- [TASK BRIEF]: For this exercise, copy out each line of the material below that includes "page".

- [RECORDED INFORMATION]:
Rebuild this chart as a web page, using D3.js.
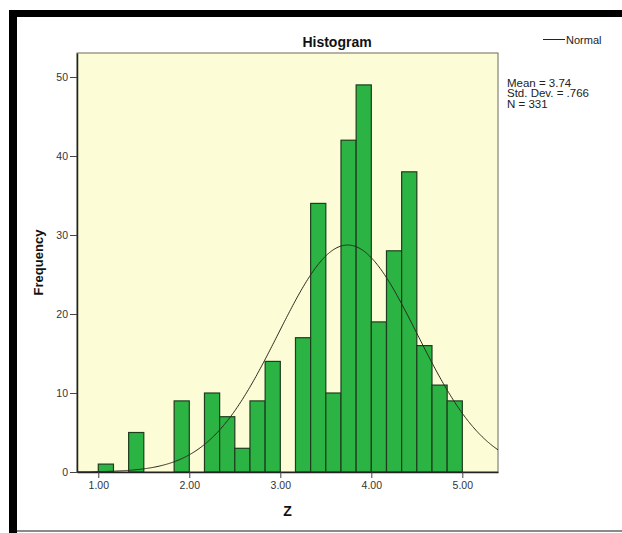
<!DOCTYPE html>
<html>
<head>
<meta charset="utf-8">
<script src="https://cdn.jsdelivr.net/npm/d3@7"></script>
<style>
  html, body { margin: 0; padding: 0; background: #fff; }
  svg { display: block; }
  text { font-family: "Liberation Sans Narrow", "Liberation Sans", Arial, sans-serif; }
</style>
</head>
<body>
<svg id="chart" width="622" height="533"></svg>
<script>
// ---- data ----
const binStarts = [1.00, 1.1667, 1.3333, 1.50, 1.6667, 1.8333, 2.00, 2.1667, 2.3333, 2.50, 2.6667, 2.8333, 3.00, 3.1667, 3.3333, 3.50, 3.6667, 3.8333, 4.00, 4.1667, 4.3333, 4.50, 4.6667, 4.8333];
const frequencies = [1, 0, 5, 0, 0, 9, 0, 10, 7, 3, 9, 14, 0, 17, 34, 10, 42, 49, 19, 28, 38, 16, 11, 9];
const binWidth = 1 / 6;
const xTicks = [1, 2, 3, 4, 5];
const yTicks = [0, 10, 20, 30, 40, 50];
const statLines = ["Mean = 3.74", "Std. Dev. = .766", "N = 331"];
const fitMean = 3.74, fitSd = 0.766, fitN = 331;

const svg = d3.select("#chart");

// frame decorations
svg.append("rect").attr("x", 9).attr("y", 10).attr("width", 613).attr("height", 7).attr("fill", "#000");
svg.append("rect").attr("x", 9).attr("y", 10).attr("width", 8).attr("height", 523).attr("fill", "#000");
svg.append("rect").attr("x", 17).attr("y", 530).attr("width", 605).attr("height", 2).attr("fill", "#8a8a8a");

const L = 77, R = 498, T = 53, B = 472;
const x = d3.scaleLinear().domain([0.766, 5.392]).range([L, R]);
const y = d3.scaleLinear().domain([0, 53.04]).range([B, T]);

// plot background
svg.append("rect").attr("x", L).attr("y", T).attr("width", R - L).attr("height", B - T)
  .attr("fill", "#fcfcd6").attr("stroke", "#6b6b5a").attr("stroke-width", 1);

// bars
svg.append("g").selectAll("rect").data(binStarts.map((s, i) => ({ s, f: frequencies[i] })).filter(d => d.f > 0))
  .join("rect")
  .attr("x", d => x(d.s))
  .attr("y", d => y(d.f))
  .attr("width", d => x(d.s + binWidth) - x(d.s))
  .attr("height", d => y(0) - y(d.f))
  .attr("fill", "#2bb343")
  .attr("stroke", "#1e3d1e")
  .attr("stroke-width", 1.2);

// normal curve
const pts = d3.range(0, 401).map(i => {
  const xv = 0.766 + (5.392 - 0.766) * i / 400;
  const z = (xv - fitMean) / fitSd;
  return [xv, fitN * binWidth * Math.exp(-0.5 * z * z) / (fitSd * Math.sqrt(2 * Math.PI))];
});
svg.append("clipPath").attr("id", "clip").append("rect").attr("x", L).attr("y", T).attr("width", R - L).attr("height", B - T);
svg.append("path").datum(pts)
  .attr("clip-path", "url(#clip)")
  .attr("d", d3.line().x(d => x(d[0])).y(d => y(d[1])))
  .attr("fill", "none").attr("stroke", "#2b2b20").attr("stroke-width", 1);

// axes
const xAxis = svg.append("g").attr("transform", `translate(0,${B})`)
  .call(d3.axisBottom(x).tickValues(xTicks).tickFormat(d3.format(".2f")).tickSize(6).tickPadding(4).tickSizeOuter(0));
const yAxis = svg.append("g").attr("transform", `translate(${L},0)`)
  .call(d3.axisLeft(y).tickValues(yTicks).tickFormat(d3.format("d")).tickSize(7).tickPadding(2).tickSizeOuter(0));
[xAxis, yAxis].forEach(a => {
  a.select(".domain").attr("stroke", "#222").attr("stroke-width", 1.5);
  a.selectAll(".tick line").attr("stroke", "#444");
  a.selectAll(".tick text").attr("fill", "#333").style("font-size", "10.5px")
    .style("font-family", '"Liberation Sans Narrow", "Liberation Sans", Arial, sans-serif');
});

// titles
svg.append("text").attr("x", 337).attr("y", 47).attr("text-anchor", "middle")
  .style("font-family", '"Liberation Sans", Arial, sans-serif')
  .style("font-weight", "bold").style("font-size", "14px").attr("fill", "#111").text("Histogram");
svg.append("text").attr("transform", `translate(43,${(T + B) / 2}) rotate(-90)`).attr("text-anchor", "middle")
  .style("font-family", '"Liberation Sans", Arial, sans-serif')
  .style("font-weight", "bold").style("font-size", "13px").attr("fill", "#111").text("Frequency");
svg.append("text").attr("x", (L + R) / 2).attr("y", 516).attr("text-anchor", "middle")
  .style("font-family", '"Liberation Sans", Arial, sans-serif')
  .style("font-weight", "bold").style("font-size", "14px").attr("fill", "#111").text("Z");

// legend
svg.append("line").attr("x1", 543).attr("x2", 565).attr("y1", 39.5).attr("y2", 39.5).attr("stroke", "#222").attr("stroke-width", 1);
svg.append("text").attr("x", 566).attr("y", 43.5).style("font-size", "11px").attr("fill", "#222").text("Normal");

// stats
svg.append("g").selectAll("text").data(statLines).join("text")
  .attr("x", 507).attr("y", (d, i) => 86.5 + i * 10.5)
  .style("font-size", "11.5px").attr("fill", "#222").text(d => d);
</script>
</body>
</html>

==

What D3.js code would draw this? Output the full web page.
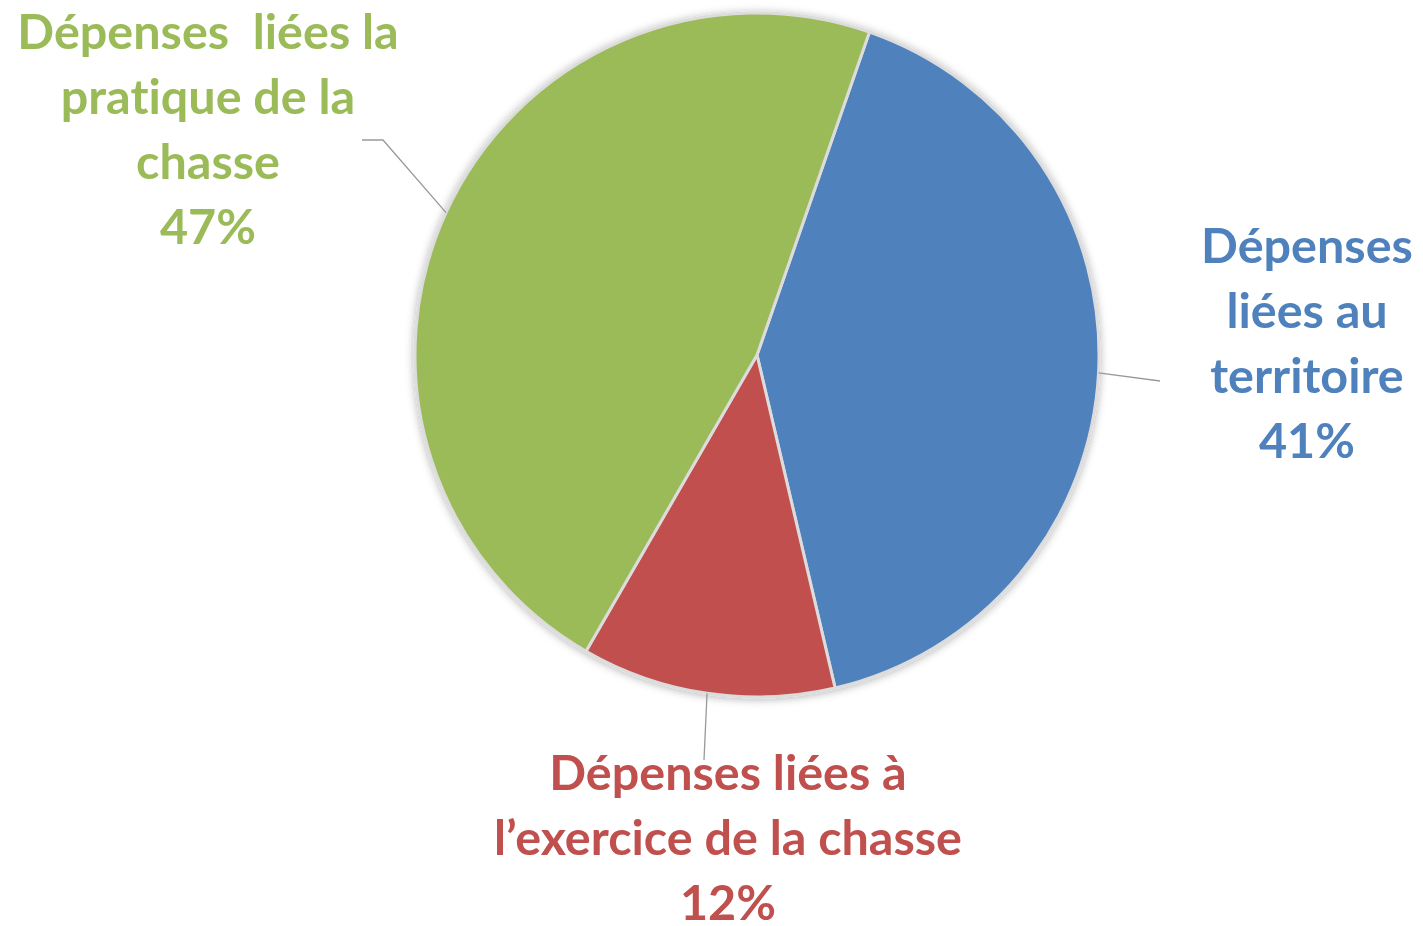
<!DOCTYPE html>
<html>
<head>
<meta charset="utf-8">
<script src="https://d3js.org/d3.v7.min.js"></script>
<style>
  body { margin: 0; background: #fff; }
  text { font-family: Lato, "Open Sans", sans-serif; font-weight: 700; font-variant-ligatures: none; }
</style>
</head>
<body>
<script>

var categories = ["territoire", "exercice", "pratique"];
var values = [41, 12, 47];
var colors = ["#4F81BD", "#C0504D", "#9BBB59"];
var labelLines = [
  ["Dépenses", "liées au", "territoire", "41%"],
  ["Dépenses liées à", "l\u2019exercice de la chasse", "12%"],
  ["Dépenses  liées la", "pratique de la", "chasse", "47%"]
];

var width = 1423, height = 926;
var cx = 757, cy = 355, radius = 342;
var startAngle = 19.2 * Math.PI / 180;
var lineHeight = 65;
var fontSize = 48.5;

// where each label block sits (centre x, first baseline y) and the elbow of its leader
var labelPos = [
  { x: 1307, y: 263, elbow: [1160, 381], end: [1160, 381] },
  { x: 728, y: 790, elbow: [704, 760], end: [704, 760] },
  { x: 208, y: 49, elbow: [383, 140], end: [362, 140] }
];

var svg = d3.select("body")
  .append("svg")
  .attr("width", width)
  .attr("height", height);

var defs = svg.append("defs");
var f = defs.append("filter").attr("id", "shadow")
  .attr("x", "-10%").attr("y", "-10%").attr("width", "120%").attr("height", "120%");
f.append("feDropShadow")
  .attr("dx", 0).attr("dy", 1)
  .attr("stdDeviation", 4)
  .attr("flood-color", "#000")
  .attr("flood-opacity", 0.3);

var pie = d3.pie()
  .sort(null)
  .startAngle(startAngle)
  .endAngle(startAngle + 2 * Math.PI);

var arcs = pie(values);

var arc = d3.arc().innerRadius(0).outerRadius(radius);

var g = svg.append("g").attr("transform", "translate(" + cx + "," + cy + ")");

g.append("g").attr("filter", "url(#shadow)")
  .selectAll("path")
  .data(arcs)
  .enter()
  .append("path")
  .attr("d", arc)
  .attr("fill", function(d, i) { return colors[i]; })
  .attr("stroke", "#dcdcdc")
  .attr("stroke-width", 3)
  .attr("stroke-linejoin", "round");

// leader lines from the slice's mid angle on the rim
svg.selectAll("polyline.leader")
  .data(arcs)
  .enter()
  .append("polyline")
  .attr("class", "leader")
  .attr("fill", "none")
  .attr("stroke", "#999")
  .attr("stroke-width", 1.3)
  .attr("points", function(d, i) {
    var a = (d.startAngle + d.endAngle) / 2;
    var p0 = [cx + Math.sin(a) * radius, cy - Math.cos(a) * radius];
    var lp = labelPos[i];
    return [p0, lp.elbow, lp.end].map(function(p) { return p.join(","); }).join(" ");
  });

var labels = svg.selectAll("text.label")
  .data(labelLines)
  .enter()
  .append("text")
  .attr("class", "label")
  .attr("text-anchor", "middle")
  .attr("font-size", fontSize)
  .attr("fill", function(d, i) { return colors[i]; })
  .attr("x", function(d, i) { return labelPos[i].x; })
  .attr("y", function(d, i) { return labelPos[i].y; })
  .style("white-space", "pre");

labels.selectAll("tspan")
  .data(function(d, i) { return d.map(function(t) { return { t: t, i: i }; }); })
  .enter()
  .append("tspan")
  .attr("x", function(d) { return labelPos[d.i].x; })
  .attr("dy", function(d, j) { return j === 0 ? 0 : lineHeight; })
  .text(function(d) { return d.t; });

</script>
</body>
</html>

* * *

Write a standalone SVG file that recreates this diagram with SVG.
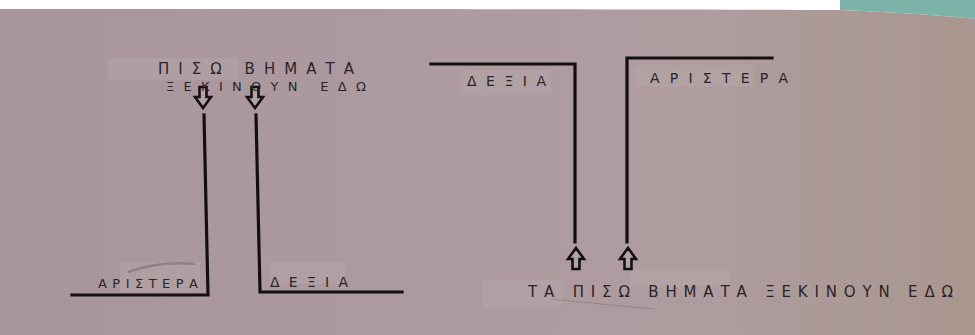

- [RESPONSE]:
Rebuild this chart as a web page, using D3.js.
What D3.js code would draw this? Output the full web page.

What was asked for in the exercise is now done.